Start SOURCE DATA
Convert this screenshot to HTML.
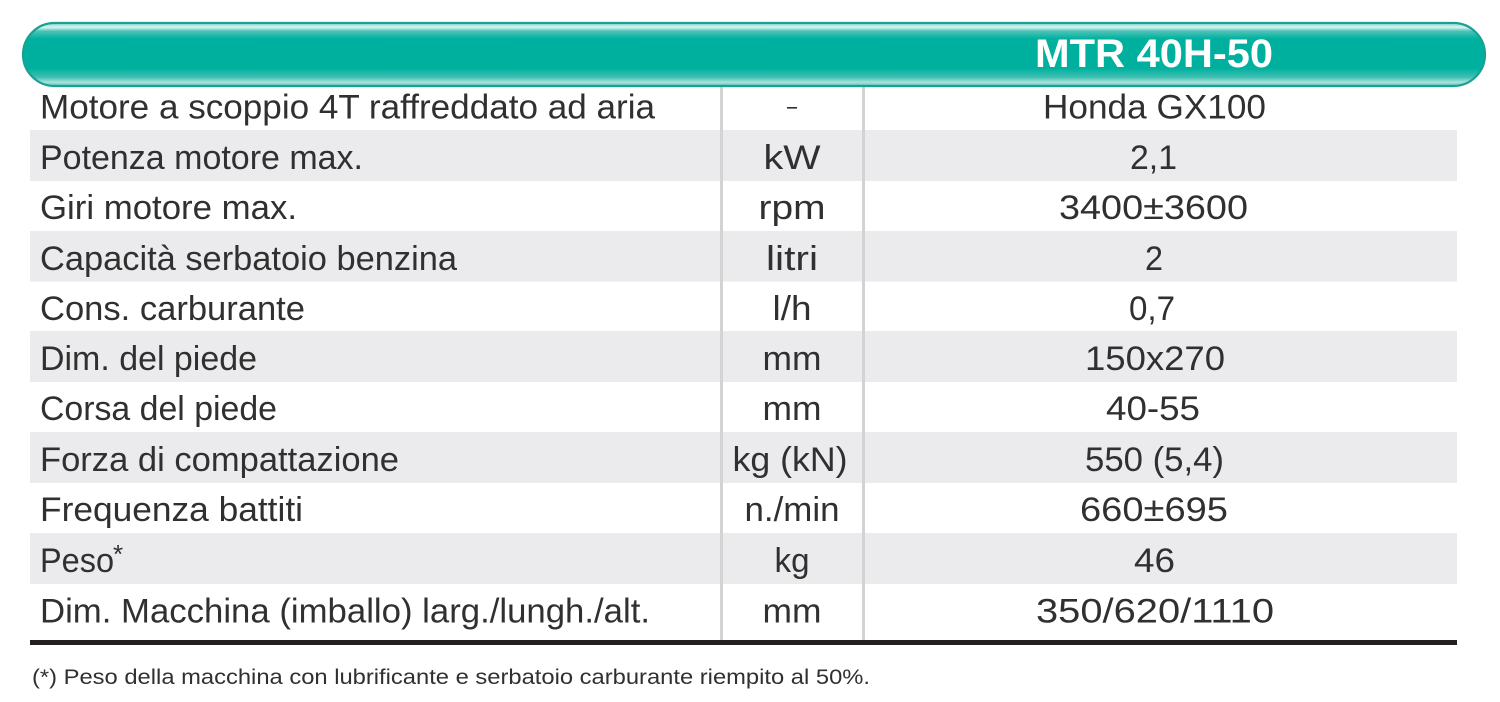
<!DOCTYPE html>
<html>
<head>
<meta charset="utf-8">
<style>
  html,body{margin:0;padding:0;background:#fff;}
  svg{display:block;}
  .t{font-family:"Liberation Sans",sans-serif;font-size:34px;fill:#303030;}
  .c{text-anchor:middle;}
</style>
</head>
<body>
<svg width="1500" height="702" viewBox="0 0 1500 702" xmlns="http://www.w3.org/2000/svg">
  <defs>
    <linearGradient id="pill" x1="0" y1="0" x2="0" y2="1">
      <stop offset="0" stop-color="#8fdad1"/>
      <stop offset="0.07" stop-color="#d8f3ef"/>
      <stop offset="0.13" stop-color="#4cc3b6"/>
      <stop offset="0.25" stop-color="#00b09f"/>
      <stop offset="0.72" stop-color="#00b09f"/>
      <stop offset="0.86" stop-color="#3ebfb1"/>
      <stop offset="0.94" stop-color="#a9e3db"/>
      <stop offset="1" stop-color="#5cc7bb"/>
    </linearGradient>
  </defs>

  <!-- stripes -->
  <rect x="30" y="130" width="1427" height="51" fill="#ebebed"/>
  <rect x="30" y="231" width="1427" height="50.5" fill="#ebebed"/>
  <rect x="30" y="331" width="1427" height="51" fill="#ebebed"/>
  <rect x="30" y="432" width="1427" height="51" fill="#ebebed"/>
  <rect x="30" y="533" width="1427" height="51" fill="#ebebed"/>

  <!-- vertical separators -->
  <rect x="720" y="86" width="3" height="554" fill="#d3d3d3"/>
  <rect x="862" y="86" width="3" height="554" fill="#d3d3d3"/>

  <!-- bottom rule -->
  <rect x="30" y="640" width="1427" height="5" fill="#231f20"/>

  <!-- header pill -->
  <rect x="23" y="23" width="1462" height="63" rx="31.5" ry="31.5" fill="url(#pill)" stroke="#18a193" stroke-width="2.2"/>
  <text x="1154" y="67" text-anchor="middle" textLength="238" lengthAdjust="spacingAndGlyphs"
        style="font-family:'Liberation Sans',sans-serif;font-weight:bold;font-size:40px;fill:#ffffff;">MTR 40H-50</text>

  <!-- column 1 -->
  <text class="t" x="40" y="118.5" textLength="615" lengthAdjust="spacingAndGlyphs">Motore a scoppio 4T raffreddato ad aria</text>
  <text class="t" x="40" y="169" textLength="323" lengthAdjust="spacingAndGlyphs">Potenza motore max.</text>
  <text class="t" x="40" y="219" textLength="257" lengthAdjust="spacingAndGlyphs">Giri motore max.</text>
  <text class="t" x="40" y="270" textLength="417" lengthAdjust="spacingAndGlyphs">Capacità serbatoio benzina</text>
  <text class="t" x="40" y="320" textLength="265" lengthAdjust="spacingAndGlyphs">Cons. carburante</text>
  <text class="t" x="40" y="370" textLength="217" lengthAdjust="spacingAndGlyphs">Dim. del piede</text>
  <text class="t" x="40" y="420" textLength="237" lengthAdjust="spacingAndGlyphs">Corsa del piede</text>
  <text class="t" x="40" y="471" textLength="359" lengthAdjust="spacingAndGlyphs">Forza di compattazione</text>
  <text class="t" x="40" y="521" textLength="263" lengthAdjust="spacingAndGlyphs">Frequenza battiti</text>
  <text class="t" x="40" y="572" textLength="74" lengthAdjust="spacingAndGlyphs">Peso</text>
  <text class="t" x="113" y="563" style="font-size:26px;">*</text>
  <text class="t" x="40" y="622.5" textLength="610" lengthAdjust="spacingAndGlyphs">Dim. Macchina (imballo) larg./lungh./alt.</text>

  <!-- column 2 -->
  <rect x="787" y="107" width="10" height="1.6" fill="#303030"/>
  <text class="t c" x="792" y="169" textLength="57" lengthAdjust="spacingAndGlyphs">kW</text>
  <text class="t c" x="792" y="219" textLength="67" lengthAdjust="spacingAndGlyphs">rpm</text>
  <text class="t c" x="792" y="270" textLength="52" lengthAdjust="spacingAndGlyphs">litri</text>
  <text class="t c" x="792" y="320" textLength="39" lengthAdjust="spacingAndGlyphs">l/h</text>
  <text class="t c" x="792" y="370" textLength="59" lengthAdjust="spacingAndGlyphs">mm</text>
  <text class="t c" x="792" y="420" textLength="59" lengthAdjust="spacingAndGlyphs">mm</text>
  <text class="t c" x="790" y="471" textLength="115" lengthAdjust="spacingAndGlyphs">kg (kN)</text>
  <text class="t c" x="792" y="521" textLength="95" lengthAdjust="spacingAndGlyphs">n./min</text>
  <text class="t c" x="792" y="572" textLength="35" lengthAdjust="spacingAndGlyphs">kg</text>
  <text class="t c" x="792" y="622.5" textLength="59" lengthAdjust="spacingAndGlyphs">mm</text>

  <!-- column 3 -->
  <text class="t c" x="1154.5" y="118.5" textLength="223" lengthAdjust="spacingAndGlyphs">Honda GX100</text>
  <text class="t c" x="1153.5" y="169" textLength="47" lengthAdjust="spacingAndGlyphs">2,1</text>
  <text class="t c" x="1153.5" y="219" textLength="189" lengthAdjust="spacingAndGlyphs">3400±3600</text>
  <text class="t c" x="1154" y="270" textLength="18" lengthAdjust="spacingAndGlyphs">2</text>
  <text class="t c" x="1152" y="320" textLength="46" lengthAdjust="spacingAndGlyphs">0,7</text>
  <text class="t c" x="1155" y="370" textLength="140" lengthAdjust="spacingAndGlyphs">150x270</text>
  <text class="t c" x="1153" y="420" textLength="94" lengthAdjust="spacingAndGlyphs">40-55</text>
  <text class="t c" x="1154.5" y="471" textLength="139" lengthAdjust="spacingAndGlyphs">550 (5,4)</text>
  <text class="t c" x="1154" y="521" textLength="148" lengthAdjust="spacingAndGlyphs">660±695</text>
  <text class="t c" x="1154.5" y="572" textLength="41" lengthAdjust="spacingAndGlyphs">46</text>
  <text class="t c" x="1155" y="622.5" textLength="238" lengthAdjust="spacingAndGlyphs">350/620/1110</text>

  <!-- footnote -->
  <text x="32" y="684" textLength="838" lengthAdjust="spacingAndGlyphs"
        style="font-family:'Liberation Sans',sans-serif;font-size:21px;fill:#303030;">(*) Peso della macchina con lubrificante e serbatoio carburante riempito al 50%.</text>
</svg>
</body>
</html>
End SOURCE DATA
** WORK TO COMPLETE **
Extract the full listing exactly, with the pictures left out.

** REPLY TO THE TASK **
Convert this screenshot to HTML.
<!DOCTYPE html>
<html>
<head>
<meta charset="utf-8">
<style>
  html,body{margin:0;padding:0;background:#fff;}
  svg{display:block;}
  .t{font-family:"Liberation Sans",sans-serif;font-size:34px;fill:#303030;}
  .c{text-anchor:middle;}
</style>
</head>
<body>
<svg width="1500" height="702" viewBox="0 0 1500 702" xmlns="http://www.w3.org/2000/svg">
  <defs>
    <linearGradient id="pill" x1="0" y1="0" x2="0" y2="1">
      <stop offset="0" stop-color="#8fdad1"/>
      <stop offset="0.07" stop-color="#d8f3ef"/>
      <stop offset="0.13" stop-color="#4cc3b6"/>
      <stop offset="0.25" stop-color="#00b09f"/>
      <stop offset="0.72" stop-color="#00b09f"/>
      <stop offset="0.86" stop-color="#3ebfb1"/>
      <stop offset="0.94" stop-color="#a9e3db"/>
      <stop offset="1" stop-color="#5cc7bb"/>
    </linearGradient>
  </defs>

  <!-- stripes -->
  <rect x="30" y="130" width="1427" height="51" fill="#ebebed"/>
  <rect x="30" y="231" width="1427" height="50.5" fill="#ebebed"/>
  <rect x="30" y="331" width="1427" height="51" fill="#ebebed"/>
  <rect x="30" y="432" width="1427" height="51" fill="#ebebed"/>
  <rect x="30" y="533" width="1427" height="51" fill="#ebebed"/>

  <!-- vertical separators -->
  <rect x="720" y="86" width="3" height="554" fill="#d3d3d3"/>
  <rect x="862" y="86" width="3" height="554" fill="#d3d3d3"/>

  <!-- bottom rule -->
  <rect x="30" y="640" width="1427" height="5" fill="#231f20"/>

  <!-- header pill -->
  <rect x="23" y="23" width="1462" height="63" rx="31.5" ry="31.5" fill="url(#pill)" stroke="#18a193" stroke-width="2.2"/>
  <text x="1154" y="67" text-anchor="middle" textLength="238" lengthAdjust="spacingAndGlyphs"
        style="font-family:'Liberation Sans',sans-serif;font-weight:bold;font-size:40px;fill:#ffffff;">MTR 40H-50</text>

  <!-- column 1 -->
  <text class="t" x="40" y="118.5" textLength="615" lengthAdjust="spacingAndGlyphs">Motore a scoppio 4T raffreddato ad aria</text>
  <text class="t" x="40" y="169" textLength="323" lengthAdjust="spacingAndGlyphs">Potenza motore max.</text>
  <text class="t" x="40" y="219" textLength="257" lengthAdjust="spacingAndGlyphs">Giri motore max.</text>
  <text class="t" x="40" y="270" textLength="417" lengthAdjust="spacingAndGlyphs">Capacità serbatoio benzina</text>
  <text class="t" x="40" y="320" textLength="265" lengthAdjust="spacingAndGlyphs">Cons. carburante</text>
  <text class="t" x="40" y="370" textLength="217" lengthAdjust="spacingAndGlyphs">Dim. del piede</text>
  <text class="t" x="40" y="420" textLength="237" lengthAdjust="spacingAndGlyphs">Corsa del piede</text>
  <text class="t" x="40" y="471" textLength="359" lengthAdjust="spacingAndGlyphs">Forza di compattazione</text>
  <text class="t" x="40" y="521" textLength="263" lengthAdjust="spacingAndGlyphs">Frequenza battiti</text>
  <text class="t" x="40" y="572" textLength="74" lengthAdjust="spacingAndGlyphs">Peso</text>
  <text class="t" x="113" y="563" style="font-size:26px;">*</text>
  <text class="t" x="40" y="622.5" textLength="610" lengthAdjust="spacingAndGlyphs">Dim. Macchina (imballo) larg./lungh./alt.</text>

  <!-- column 2 -->
  <rect x="787" y="107" width="10" height="1.6" fill="#303030"/>
  <text class="t c" x="792" y="169" textLength="57" lengthAdjust="spacingAndGlyphs">kW</text>
  <text class="t c" x="792" y="219" textLength="67" lengthAdjust="spacingAndGlyphs">rpm</text>
  <text class="t c" x="792" y="270" textLength="52" lengthAdjust="spacingAndGlyphs">litri</text>
  <text class="t c" x="792" y="320" textLength="39" lengthAdjust="spacingAndGlyphs">l/h</text>
  <text class="t c" x="792" y="370" textLength="59" lengthAdjust="spacingAndGlyphs">mm</text>
  <text class="t c" x="792" y="420" textLength="59" lengthAdjust="spacingAndGlyphs">mm</text>
  <text class="t c" x="790" y="471" textLength="115" lengthAdjust="spacingAndGlyphs">kg (kN)</text>
  <text class="t c" x="792" y="521" textLength="95" lengthAdjust="spacingAndGlyphs">n./min</text>
  <text class="t c" x="792" y="572" textLength="35" lengthAdjust="spacingAndGlyphs">kg</text>
  <text class="t c" x="792" y="622.5" textLength="59" lengthAdjust="spacingAndGlyphs">mm</text>

  <!-- column 3 -->
  <text class="t c" x="1154.5" y="118.5" textLength="223" lengthAdjust="spacingAndGlyphs">Honda GX100</text>
  <text class="t c" x="1153.5" y="169" textLength="47" lengthAdjust="spacingAndGlyphs">2,1</text>
  <text class="t c" x="1153.5" y="219" textLength="189" lengthAdjust="spacingAndGlyphs">3400±3600</text>
  <text class="t c" x="1154" y="270" textLength="18" lengthAdjust="spacingAndGlyphs">2</text>
  <text class="t c" x="1152" y="320" textLength="46" lengthAdjust="spacingAndGlyphs">0,7</text>
  <text class="t c" x="1155" y="370" textLength="140" lengthAdjust="spacingAndGlyphs">150x270</text>
  <text class="t c" x="1153" y="420" textLength="94" lengthAdjust="spacingAndGlyphs">40-55</text>
  <text class="t c" x="1154.5" y="471" textLength="139" lengthAdjust="spacingAndGlyphs">550 (5,4)</text>
  <text class="t c" x="1154" y="521" textLength="148" lengthAdjust="spacingAndGlyphs">660±695</text>
  <text class="t c" x="1154.5" y="572" textLength="41" lengthAdjust="spacingAndGlyphs">46</text>
  <text class="t c" x="1155" y="622.5" textLength="238" lengthAdjust="spacingAndGlyphs">350/620/1110</text>

  <!-- footnote -->
  <text x="32" y="684" textLength="838" lengthAdjust="spacingAndGlyphs"
        style="font-family:'Liberation Sans',sans-serif;font-size:21px;fill:#303030;">(*) Peso della macchina con lubrificante e serbatoio carburante riempito al 50%.</text>
</svg>
</body>
</html>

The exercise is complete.